### EXERCISE
Repeat exactly the lines running from the first line of the data to the line containing "import numpy as np", both ends included, and nothing else; drop the pictures.

START

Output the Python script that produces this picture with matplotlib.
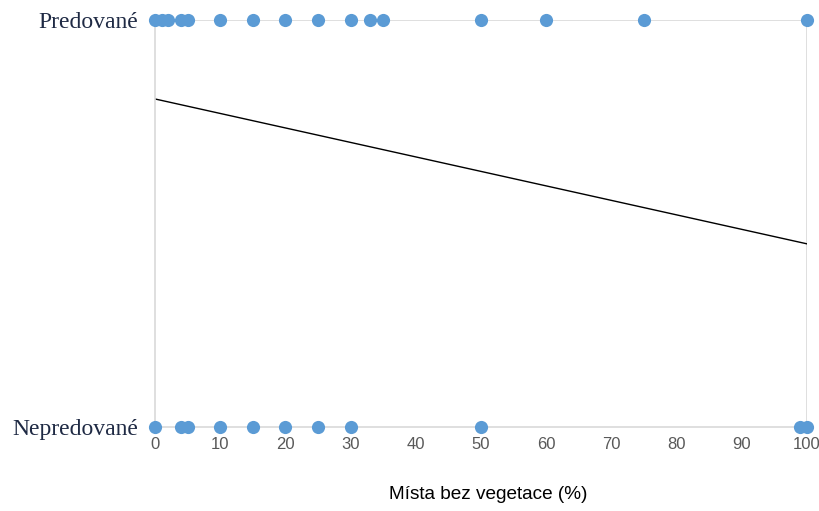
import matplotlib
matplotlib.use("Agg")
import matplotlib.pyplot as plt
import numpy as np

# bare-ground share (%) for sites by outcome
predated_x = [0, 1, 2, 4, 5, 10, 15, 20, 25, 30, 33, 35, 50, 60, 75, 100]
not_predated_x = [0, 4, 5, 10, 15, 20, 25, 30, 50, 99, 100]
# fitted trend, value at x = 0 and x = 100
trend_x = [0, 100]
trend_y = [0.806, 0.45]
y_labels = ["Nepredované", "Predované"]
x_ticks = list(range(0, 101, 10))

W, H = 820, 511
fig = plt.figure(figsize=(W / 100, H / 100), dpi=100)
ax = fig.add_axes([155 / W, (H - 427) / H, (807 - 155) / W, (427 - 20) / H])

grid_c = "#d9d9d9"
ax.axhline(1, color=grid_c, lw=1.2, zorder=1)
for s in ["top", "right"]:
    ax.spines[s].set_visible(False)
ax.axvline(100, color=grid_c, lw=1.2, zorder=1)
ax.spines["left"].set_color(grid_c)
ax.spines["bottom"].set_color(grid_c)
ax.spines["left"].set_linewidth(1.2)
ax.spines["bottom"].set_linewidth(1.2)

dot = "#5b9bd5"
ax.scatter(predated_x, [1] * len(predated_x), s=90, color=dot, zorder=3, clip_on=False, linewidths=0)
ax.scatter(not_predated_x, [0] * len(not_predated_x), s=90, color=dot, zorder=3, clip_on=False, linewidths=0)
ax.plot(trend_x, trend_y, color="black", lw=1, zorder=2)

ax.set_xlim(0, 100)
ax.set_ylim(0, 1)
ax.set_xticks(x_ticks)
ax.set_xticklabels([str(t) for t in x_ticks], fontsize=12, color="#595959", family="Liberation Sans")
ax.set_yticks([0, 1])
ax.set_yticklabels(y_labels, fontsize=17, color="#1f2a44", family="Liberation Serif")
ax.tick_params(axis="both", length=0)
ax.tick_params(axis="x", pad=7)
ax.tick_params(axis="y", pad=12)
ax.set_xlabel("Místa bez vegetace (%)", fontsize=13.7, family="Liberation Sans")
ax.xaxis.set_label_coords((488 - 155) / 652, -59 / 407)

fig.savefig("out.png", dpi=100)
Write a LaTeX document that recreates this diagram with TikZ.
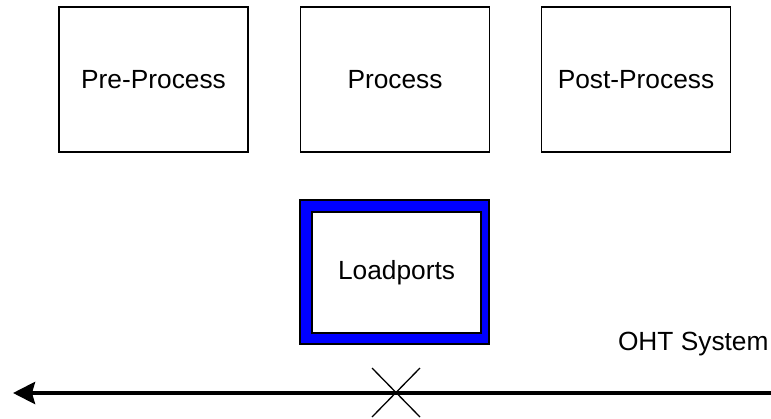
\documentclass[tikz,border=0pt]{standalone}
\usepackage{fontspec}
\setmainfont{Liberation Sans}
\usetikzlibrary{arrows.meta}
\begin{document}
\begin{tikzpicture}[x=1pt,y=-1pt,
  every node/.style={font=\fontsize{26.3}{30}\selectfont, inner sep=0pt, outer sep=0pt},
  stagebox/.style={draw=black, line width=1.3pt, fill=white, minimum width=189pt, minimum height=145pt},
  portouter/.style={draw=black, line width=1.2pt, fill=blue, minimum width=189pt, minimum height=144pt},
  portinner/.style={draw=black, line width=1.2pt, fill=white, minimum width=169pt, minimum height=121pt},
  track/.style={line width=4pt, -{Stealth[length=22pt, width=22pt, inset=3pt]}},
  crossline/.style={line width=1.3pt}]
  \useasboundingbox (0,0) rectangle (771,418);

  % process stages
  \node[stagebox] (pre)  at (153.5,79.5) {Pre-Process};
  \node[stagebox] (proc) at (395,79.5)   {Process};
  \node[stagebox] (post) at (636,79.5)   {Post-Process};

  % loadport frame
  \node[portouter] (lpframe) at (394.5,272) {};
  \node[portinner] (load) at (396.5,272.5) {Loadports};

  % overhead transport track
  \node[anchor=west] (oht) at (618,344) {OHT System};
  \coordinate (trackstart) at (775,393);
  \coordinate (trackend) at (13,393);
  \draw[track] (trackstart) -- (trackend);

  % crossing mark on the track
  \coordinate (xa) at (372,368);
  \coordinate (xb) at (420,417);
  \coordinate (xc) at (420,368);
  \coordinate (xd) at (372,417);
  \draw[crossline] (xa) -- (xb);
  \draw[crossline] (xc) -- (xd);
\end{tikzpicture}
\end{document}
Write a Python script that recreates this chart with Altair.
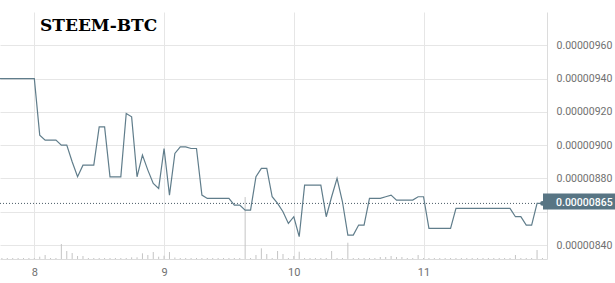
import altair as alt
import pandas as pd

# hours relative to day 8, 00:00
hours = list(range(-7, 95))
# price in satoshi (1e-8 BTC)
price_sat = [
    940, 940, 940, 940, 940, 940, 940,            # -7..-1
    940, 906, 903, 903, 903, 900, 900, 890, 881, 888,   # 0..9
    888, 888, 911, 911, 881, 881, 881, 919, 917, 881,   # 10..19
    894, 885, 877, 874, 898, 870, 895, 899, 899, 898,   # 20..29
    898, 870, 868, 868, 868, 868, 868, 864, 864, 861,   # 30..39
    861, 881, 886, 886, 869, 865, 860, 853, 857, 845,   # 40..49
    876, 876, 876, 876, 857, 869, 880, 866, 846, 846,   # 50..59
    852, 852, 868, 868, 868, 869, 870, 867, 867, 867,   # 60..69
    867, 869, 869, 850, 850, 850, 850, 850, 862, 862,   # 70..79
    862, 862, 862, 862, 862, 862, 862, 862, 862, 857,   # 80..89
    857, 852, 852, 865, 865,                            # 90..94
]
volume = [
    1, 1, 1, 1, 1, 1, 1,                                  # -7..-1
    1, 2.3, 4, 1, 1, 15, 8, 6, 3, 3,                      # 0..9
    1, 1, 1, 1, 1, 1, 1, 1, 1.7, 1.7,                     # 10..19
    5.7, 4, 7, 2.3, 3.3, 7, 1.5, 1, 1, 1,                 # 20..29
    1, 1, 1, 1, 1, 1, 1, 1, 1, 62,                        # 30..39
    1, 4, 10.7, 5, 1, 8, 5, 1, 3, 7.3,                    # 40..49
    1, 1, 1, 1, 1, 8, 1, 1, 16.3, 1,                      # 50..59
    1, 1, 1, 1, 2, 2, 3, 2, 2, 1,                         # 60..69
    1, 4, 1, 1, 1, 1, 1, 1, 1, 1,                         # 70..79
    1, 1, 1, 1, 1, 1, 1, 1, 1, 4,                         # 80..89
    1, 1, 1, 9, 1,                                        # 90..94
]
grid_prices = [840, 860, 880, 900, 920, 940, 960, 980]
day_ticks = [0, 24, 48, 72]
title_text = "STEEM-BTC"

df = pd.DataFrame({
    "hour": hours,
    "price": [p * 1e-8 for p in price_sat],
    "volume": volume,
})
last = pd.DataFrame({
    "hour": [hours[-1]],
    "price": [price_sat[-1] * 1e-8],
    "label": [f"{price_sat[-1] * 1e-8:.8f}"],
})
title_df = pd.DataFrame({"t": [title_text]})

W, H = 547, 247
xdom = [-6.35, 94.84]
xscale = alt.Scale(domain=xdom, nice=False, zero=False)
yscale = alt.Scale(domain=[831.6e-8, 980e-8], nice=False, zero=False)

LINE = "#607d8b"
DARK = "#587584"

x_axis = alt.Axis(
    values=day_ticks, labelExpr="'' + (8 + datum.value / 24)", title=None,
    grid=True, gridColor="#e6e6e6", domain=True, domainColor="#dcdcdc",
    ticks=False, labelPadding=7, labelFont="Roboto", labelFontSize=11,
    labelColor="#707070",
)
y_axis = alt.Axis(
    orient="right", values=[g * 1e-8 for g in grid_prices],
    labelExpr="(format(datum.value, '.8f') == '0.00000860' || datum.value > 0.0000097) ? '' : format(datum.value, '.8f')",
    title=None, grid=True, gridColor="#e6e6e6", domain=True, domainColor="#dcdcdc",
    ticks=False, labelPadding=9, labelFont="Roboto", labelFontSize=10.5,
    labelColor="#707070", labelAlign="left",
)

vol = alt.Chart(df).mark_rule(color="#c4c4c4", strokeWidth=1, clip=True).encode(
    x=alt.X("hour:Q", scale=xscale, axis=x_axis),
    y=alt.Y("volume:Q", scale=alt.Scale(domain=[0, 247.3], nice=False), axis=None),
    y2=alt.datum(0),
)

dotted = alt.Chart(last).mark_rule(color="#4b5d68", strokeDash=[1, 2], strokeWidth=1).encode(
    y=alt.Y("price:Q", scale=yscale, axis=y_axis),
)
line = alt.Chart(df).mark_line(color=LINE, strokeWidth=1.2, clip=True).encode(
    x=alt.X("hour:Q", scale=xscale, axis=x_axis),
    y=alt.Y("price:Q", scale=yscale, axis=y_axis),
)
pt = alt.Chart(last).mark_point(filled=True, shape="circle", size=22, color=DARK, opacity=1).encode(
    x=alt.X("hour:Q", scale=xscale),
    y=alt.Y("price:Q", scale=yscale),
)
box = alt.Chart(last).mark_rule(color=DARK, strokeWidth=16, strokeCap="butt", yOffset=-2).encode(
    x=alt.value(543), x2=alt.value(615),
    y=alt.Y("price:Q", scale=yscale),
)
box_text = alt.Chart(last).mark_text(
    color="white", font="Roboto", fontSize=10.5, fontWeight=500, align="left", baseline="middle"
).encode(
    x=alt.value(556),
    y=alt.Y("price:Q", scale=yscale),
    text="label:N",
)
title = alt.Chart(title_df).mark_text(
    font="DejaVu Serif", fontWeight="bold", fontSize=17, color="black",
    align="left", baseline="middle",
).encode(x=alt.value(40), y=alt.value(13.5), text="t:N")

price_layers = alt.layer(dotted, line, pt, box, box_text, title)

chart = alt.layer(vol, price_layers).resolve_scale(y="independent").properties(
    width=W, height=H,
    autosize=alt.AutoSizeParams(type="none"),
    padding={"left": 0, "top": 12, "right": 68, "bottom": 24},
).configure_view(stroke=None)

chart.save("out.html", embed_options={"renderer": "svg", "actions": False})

END

### EXERCISE OUTPUT
Output the Python script that produces this picture with matplotlib.
import matplotlib
matplotlib.use("Agg")
import matplotlib.pyplot as plt
import numpy as np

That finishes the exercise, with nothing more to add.